### What the task requires
Filter the entries that follow, copying every line in which the word "this" appears.

### Exercise material
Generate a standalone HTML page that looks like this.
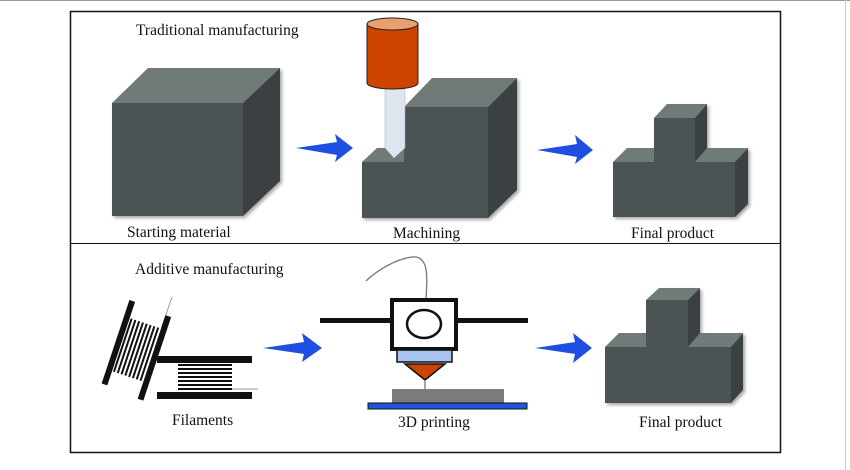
<!DOCTYPE html>
<html><head><meta charset="utf-8"><style>
html,body{margin:0;padding:0;background:#fff;}
svg{display:block;}
text{font-family:"Liberation Serif",serif;fill:#111;}
</style></head><body>
<svg width="850" height="470" viewBox="0 0 850 470" xmlns="http://www.w3.org/2000/svg">
<defs>
<filter id="sh" x="-10%" y="-10%" width="130%" height="130%"><feDropShadow dx="2" dy="2" stdDeviation="1.5" flood-color="#000" flood-opacity="0.35"/></filter>
</defs>
<rect width="850" height="470" fill="#fff"/>
<line x1="0" y1="0.5" x2="850" y2="0.5" stroke="#999" stroke-width="1"/>
<line x1="845.5" y1="0" x2="845.5" y2="470" stroke="#ccc" stroke-width="1"/>
<rect x="70.5" y="11.5" width="710" height="441" fill="none" stroke="#111" stroke-width="1.5"/>
<line x1="70" y1="243.5" x2="781" y2="243.5" stroke="#111" stroke-width="1"/>

<g filter="url(#sh)">
<polygon points="112,103 148,68 280,68 243,103" fill="#707a78"/>
<polygon points="243,103 280,68 280,181 243,216" fill="#3b4142"/>
<rect x="112" y="103" width="131" height="113" fill="#4b5354"/>
</g>

<g fill="#1f4fe0">
<polygon points="296,148 337,142 335,134 353,148 335,162 337,155"/>
<polygon points="537,150 577,144 575,135 593,150 575,164 577,157"/>
<polygon points="263,348 304,342 302,333 322,348 302,362 304,354"/>
<polygon points="535,348 575,342 573,333 592,348 573,363 575,354"/>
</g>

<g filter="url(#sh)">
<polygon points="362,162 377,148 404,148 404,162" fill="#707a78"/>
<polygon points="404,107 432,78 517,78 488,107" fill="#707a78"/>
<polygon points="488,107 517,78 517,190 488,218" fill="#3b4142"/>
<polygon points="362,162 404,162 404,107 488,107 488,218 362,218" fill="#4b5354"/>
</g>
<polygon points="385,83 405,83 405,148 394,158 385,148" fill="#dde6ee" stroke="#aab" stroke-width="0.5"/>
<path d="M367,24 L367,83 A25.5,6 0 0 0 418,83 L418,24 Z" fill="#cc4400" stroke="#222" stroke-width="1"/>
<ellipse cx="392.5" cy="24" rx="25.5" ry="6" fill="#e8a070" stroke="#222" stroke-width="1"/>

<g filter="url(#sh)">
<polygon points="613,162 627,148 748,148 735,162" fill="#707a78"/>
<polygon points="654,118 667,104 707,104 695,118" fill="#707a78"/>
<polygon points="735,162 748,148 748,204 735,217" fill="#3b4142"/>
<polygon points="695,118 707,104 707,148 695,162" fill="#3b4142"/>
<polygon points="613,162 654,162 654,118 695,118 695,162 735,162 735,217 613,217" fill="#4b5354"/>
</g>
<g filter="url(#sh)">
<polygon points="605,347 619,333 743,333 731,347" fill="#707a78"/>
<polygon points="646,300 659,288 700,288 688,300" fill="#707a78"/>
<polygon points="731,347 743,333 743,390 731,403" fill="#3b4142"/>
<polygon points="688,300 700,288 700,333 688,347" fill="#3b4142"/>
<polygon points="605,347 646,347 646,300 688,300 688,347 731,347 731,403 605,403" fill="#4b5354"/>
</g>

<line x1="172" y1="297" x2="158" y2="338" stroke="#999" stroke-width="1"/>
<g transform="translate(137,350) rotate(18.4)">
<rect x="-17" y="-28" width="34" height="56" fill="#fff"/>
<g fill="#111">
<rect x="-16" y="-28" width="2" height="56"/><rect x="-12" y="-28" width="2" height="56"/>
<rect x="-8" y="-28" width="2" height="56"/><rect x="-4" y="-28" width="2" height="56"/>
<rect x="0" y="-28" width="2" height="56"/><rect x="4" y="-28" width="2" height="56"/>
<rect x="8" y="-28" width="2" height="56"/><rect x="12" y="-28" width="2" height="56"/>
<rect x="-23" y="-45" width="6" height="88"/>
<rect x="16" y="-42" width="6" height="88"/>
</g>
</g>
<g fill="#111">
<rect x="157" y="356" width="95" height="7"/>
<rect x="157" y="392" width="95" height="7"/>
<rect x="178" y="364" width="54" height="2"/><rect x="178" y="368" width="54" height="2"/>
<rect x="178" y="372" width="54" height="2"/><rect x="178" y="376" width="54" height="2"/>
<rect x="178" y="380" width="54" height="2"/><rect x="178" y="384" width="54" height="2"/>
<rect x="178" y="388" width="54" height="2"/>
</g>
<line x1="232" y1="389" x2="258" y2="389" stroke="#999" stroke-width="1"/>

<path d="M426,299 C427,280 430,255 412,257 C395,259 375,272 366,281" fill="none" stroke="#777" stroke-width="1.3"/>
<rect x="320" y="318" width="208" height="5" fill="#111"/>
<rect x="392" y="300" width="64" height="49" fill="#fff" stroke="#111" stroke-width="4"/>
<ellipse cx="424" cy="324" rx="17" ry="14" fill="#fff" stroke="#111" stroke-width="2.5"/>
<rect x="397" y="350" width="55" height="12" fill="#a9c4ef" stroke="#111" stroke-width="1.5"/>
<polygon points="405,364 445,364 425,380" fill="#cc4400" stroke="#111" stroke-width="1.5"/>
<line x1="425" y1="380" x2="425" y2="389" stroke="#777" stroke-width="1.3"/>
<rect x="392" y="389" width="112" height="14" fill="#7b7b7b"/>
<rect x="368" y="403" width="159" height="6" fill="#2255dd" stroke="#111" stroke-width="1"/>

<text x="136" y="35" font-size="15.5">Traditional manufacturing</text>
<text x="127" y="237" font-size="15.5">Starting material</text>
<text x="393" y="238" font-size="15.5">Machining</text>
<text x="631" y="238" font-size="15.5">Final product</text>
<text x="135" y="274" font-size="15.5">Additive manufacturing</text>
<text x="172" y="425" font-size="15.5">Filaments</text>
<text x="398" y="427" font-size="15.5">3D printing</text>
<text x="639" y="427" font-size="15.5">Final product</text>
</svg>
</body></html>
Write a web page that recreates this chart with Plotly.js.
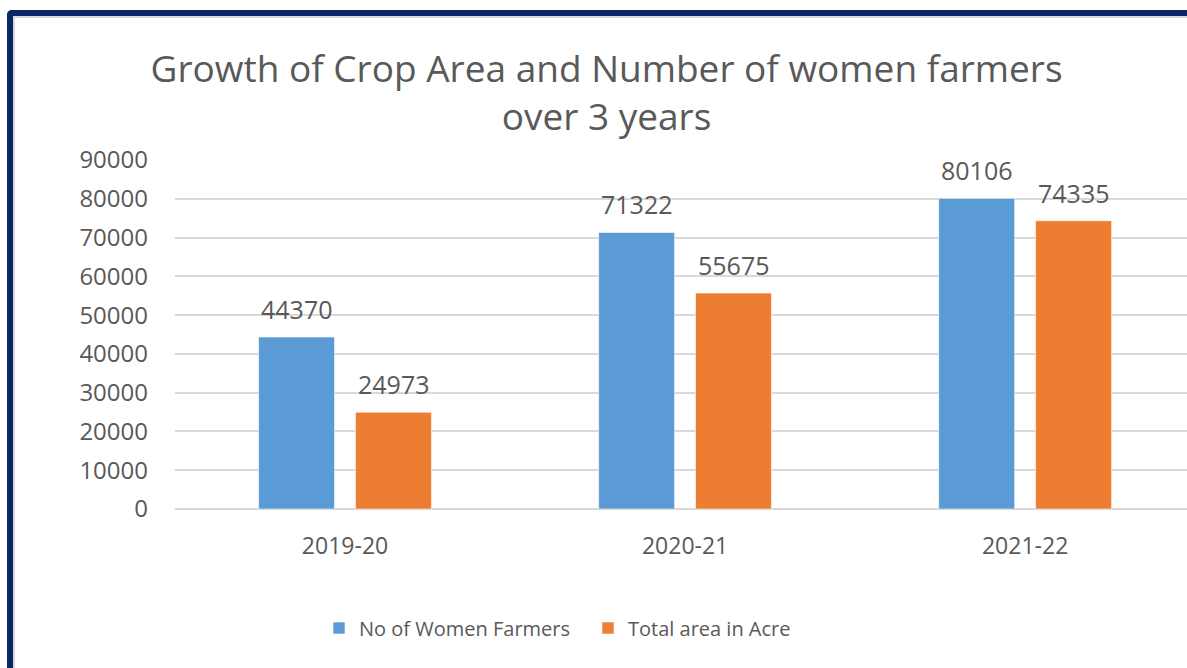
<!DOCTYPE html>
<html>
<head>
<meta charset="utf-8">
<script src="https://cdn.plot.ly/plotly-3.0.1.min.js"></script>
<style>
  html, body { margin: 0; padding: 0; background: #ffffff; overflow: hidden; }
  #wrap { position: relative; width: 1187px; height: 668px; }
  #chart { position: absolute; left: 0; top: 0; width: 1187px; height: 668px; }
  #frame {
    position: absolute; left: 7px; top: 10px; width: 1200px; height: 700px;
    border-left: 6px solid #0b2767; border-top: 6px solid #0b2767;
    border-top-left-radius: 5px;
    box-shadow: inset 2px 2px 0 #d9d9d9;
    pointer-events: none;
  }
</style>
</head>
<body>
<div id="wrap">
  <div id="chart"></div>
  <div id="frame"></div>
</div>
<script>
const categories = ["2019-20", "2020-21", "2021-22"];
const womenFarmers = [44370, 71322, 80106];
const areaAcre = [24973, 55675, 74335];
const seriesNames = ["No of Women Farmers", "Total area in Acre"];
const yTicks = [0, 10000, 20000, 30000, 40000, 50000, 60000, 70000, 80000, 90000];

const textColor = "#595959";
const fontFam = "'Open Sans', 'Noto Sans', sans-serif";
const bargap = 0.43;
const bargroupgap = 0.216;
const halfOffset = (1 - bargap) / 4;

const traces = [
  { type: "bar", name: seriesNames[0], x: categories, y: womenFarmers,
    marker: { color: "#5b9bd5", line: { color: "rgba(255,255,255,0.6)", width: 1 } }, hoverinfo: "skip" },
  { type: "bar", name: seriesNames[1], x: categories, y: areaAcre,
    marker: { color: "#ed7d31", line: { color: "rgba(255,255,255,0.6)", width: 1 } }, hoverinfo: "skip" }
];

const annotations = [];
[womenFarmers, areaAcre].forEach((vals, s) => {
  vals.forEach((v, i) => {
    annotations.push({
      x: i + (s === 0 ? -halfOffset : halfOffset), y: v, xref: "x", yref: "y",
      text: String(v), showarrow: false, yanchor: "bottom", yshift: 9,
      font: { family: fontFam, size: 25, color: textColor }
    });
  });
});

const layout = {
  width: 1187, height: 668,
  paper_bgcolor: "rgba(0,0,0,0)", plot_bgcolor: "rgba(0,0,0,0)",
  margin: { l: 175, r: 0, t: 160, b: 159 },
  barmode: "group", bargap: bargap, bargroupgap: bargroupgap,
  title: {
    text: "Growth of Crop Area and Number of women farmers<br>over 3 years",
    x: 0.511, xref: "container", xanchor: "center",
    y: 1 - 82 / 668, yref: "container", yanchor: "middle",
    font: { family: fontFam, size: 37, color: textColor }
  },
  xaxis: {
    type: "category", range: [-0.5, 2.476],
    showgrid: false, showline: false, zeroline: false, ticks: "",
    ticklabelstandoff: 21,
    tickfont: { family: fontFam, size: 23, color: textColor }
  },
  yaxis: {
    range: [0, 90000], tickvals: yTicks, ticktext: yTicks.map(String),
    showgrid: true, gridcolor: "#d9d9d9", gridwidth: 2,
    zeroline: true, zerolinecolor: "#d9d9d9", zerolinewidth: 2,
    showline: false, ticks: "", ticklabelstandoff: 26,
    tickfont: { family: fontFam, size: 24, color: textColor }
  },
  showlegend: true,
  legend: {
    orientation: "h", xref: "container", yref: "container",
    x: 319 / 1187, xanchor: "left", y: 1 - 628 / 668, yanchor: "middle",
    font: { family: fontFam, size: 20, color: textColor },
    itemwidth: 30, entrywidth: 224, entrywidthmode: "pixels", traceorder: "normal"
  },
  annotations: annotations
};

Plotly.newPlot("chart", traces, layout, { displayModeBar: false, staticPlot: true });
</script>
</body>
</html>
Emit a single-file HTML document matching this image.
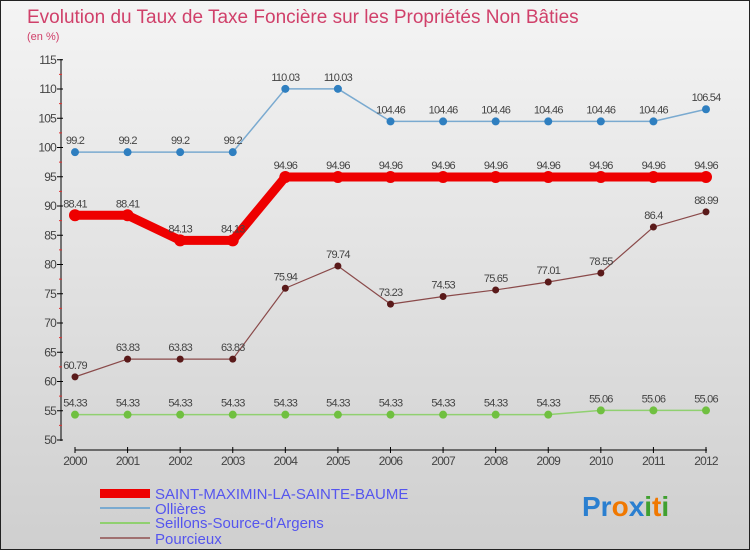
<!DOCTYPE html>
<html><head><meta charset="utf-8"><style>
body{margin:0;width:750px;height:550px;overflow:hidden;font-family:"Liberation Sans",sans-serif}
svg text{font-family:"Liberation Sans",sans-serif}
</style></head><body>
<svg id="c" width="750" height="550" xmlns="http://www.w3.org/2000/svg">
<defs><linearGradient id="bg" x1="0" y1="0" x2="0" y2="1"><stop offset="0" stop-color="#f4f4f4"/><stop offset="1" stop-color="#cfcfcf"/></linearGradient></defs>
<rect x="0.5" y="0.5" width="749" height="549" fill="url(#bg)" stroke="#222"/>
<text x="27" y="23" font-size="19" fill="#d0406a">Evolution du Taux de Taxe Foncière sur les Propriétés Non Bâties</text>
<text x="27" y="40" font-size="11" fill="#d0406a">(en %)</text>
<g id="axes"></g><g id="series"></g>
<g>
<rect x="100" y="489" width="50" height="9" fill="#e00"/>
<text x="155" y="499" font-size="15" fill="#5555ee">SAINT-MAXIMIN-LA-SAINTE-BAUME</text>
<rect x="100" y="507" width="50" height="2" fill="#7aaad0"/>
<text x="155" y="514" font-size="15" fill="#5555ee">Ollières</text>
<rect x="100" y="522" width="50" height="2" fill="#90d070"/>
<text x="155" y="528" font-size="15" fill="#5555ee">Seillons-Source-d'Argens</text>
<rect x="100" y="537" width="50" height="2" fill="#a07070"/>
<text x="155" y="544" font-size="15" fill="#5555ee">Pourcieux</text>
</g>
<g font-size="28" font-weight="bold">
<text x="582" y="516"><tspan fill="#2a7fd0">Pr</tspan><tspan fill="#f07800">o</tspan><tspan fill="#2a7fd0">x</tspan><tspan fill="#40a030">i</tspan><tspan fill="#f07800">t</tspan><tspan fill="#40a030">i</tspan></text>
</g>
</svg>
<script>
const years=[2000,2001,2002,2003,2004,2005,2006,2007,2008,2009,2010,2011,2012];
const yTicks=[50,55,60,65,70,75,80,85,90,95,100,105,110,115];
const saintMaximin=[88.41,88.41,84.13,84.13,94.96,94.96,94.96,94.96,94.96,94.96,94.96,94.96,94.96];
const ollieres=[99.2,99.2,99.2,99.2,110.03,110.03,104.46,104.46,104.46,104.46,104.46,104.46,106.54];
const seillons=[54.33,54.33,54.33,54.33,54.33,54.33,54.33,54.33,54.33,54.33,55.06,55.06,55.06];
const pourcieux=[60.79,63.83,63.83,63.83,75.94,79.74,73.23,74.53,75.65,77.01,78.55,86.4,88.99];
const NS="http://www.w3.org/2000/svg";
const xs=i=>75+i*(706-75)/12;
const ys=v=>440-(v-50)*(440-59.75)/65;
function mk(t,a,p,txt){const e=document.createElementNS(NS,t);for(const k in a)e.setAttribute(k,a[k]);if(txt!==undefined)e.textContent=txt;p.appendChild(e);return e;}
const ax=document.getElementById('axes');
let e=mk('line',{x1:61,y1:59,x2:61,y2:441,stroke:'#000'},ax);

yTicks.forEach(v=>{const y=ys(v);
 mk('line',{x1:57,y1:y,x2:63,y2:y,stroke:'#000'},ax);
 if(v<115) mk('line',{x1:59,y1:ys(v+2.5),x2:62,y2:ys(v+2.5),stroke:'#e03030'},ax);
 const t=mk('text',{x:56,y:y+4,'font-size':12,fill:'#444','text-anchor':'end','letter-spacing':'-0.8'},ax,v);
 });
e=mk('line',{x1:75,y1:450,x2:707,y2:450,stroke:'#000'},ax);

years.forEach((yr,i)=>{const x=xs(i);mk('line',{x1:x,y1:447,x2:x,y2:453,stroke:'#000'},ax);
 const t=mk('text',{x:x,y:465,'font-size':12,fill:'#444','text-anchor':'middle','letter-spacing':'-0.8'},ax,yr);
 });
const sg=document.getElementById('series');
function series(name,data,color,w,r,dot,lab){
 const g=mk('g',{},sg);
 const l=mk('polyline',{points:data.map((v,i)=>xs(i)+','+ys(v)).join(' '),fill:'none',stroke:color,'stroke-width':w,'stroke-linejoin':'round'},g);
 
 data.forEach((v,i)=>{const c=mk('circle',{cx:xs(i),cy:ys(v),r:r,fill:dot},g);
  
  const t=mk('text',{x:xs(i),y:ys(v)-8,'font-size':11,fill:'#444','text-anchor':'middle','letter-spacing':'-0.8'},g,String(v));
  });
}
series('ollieres',ollieres,'#7aaad0',1.5,4,'#2f7fc0');
series('seillons',seillons,'#90d070',1.5,4,'#70c040');
series('pourcieux',pourcieux,'#8a4a4a',1.2,3.5,'#5a1a1a');
series('saint-maximin',saintMaximin,'#ee0000',9,6,'#ee0000');
</script>
</body></html>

### Complete answer
Generate a standalone HTML page that looks like this.
Write a web page that recreates this chart with Plotly.js.
Emit a single-file HTML document matching this image.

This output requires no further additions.